_GOAL_
Within the listing below, locate all lines containing the word "matplotlib". Copy each one.

_RAW DATA_

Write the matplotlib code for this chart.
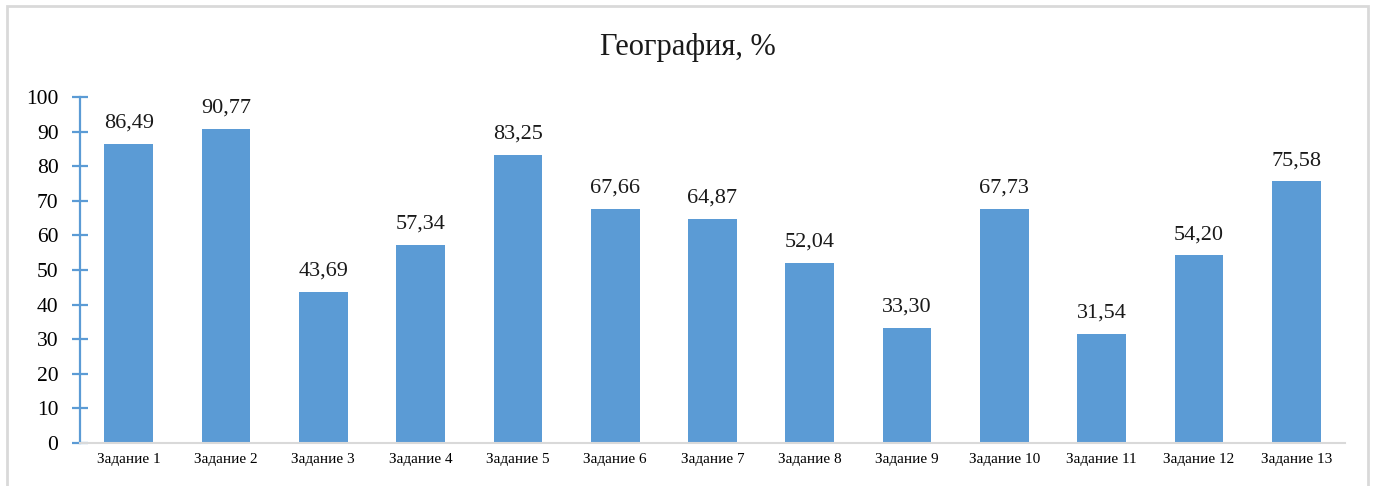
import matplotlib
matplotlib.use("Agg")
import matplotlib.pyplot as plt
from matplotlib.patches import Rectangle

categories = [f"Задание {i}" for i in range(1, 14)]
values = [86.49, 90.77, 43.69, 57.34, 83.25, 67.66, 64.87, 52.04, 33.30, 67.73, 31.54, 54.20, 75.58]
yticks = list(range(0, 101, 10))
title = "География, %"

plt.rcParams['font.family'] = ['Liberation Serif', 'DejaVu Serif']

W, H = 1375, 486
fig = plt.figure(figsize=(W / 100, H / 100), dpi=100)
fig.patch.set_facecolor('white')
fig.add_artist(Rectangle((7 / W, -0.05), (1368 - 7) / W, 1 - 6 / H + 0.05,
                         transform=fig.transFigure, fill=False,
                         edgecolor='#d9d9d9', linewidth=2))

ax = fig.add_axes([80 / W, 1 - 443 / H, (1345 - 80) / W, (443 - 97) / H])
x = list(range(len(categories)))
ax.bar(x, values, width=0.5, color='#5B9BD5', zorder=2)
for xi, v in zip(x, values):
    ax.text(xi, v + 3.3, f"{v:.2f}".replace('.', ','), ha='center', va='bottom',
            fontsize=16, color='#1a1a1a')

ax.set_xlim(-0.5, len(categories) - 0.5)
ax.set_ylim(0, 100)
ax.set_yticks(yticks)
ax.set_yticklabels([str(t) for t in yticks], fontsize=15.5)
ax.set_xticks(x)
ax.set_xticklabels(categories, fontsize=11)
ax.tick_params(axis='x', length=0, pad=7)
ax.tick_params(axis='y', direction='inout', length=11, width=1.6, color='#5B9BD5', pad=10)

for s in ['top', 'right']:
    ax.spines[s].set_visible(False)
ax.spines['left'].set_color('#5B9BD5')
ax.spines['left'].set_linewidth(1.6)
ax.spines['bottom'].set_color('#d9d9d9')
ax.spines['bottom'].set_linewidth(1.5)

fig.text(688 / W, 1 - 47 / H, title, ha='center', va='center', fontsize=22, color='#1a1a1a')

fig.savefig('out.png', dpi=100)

_SOLUTION BELOW_
Write the matplotlib code for this chart.
import matplotlib
matplotlib.use("Agg")
import matplotlib.pyplot as plt
from matplotlib.patches import Rectangle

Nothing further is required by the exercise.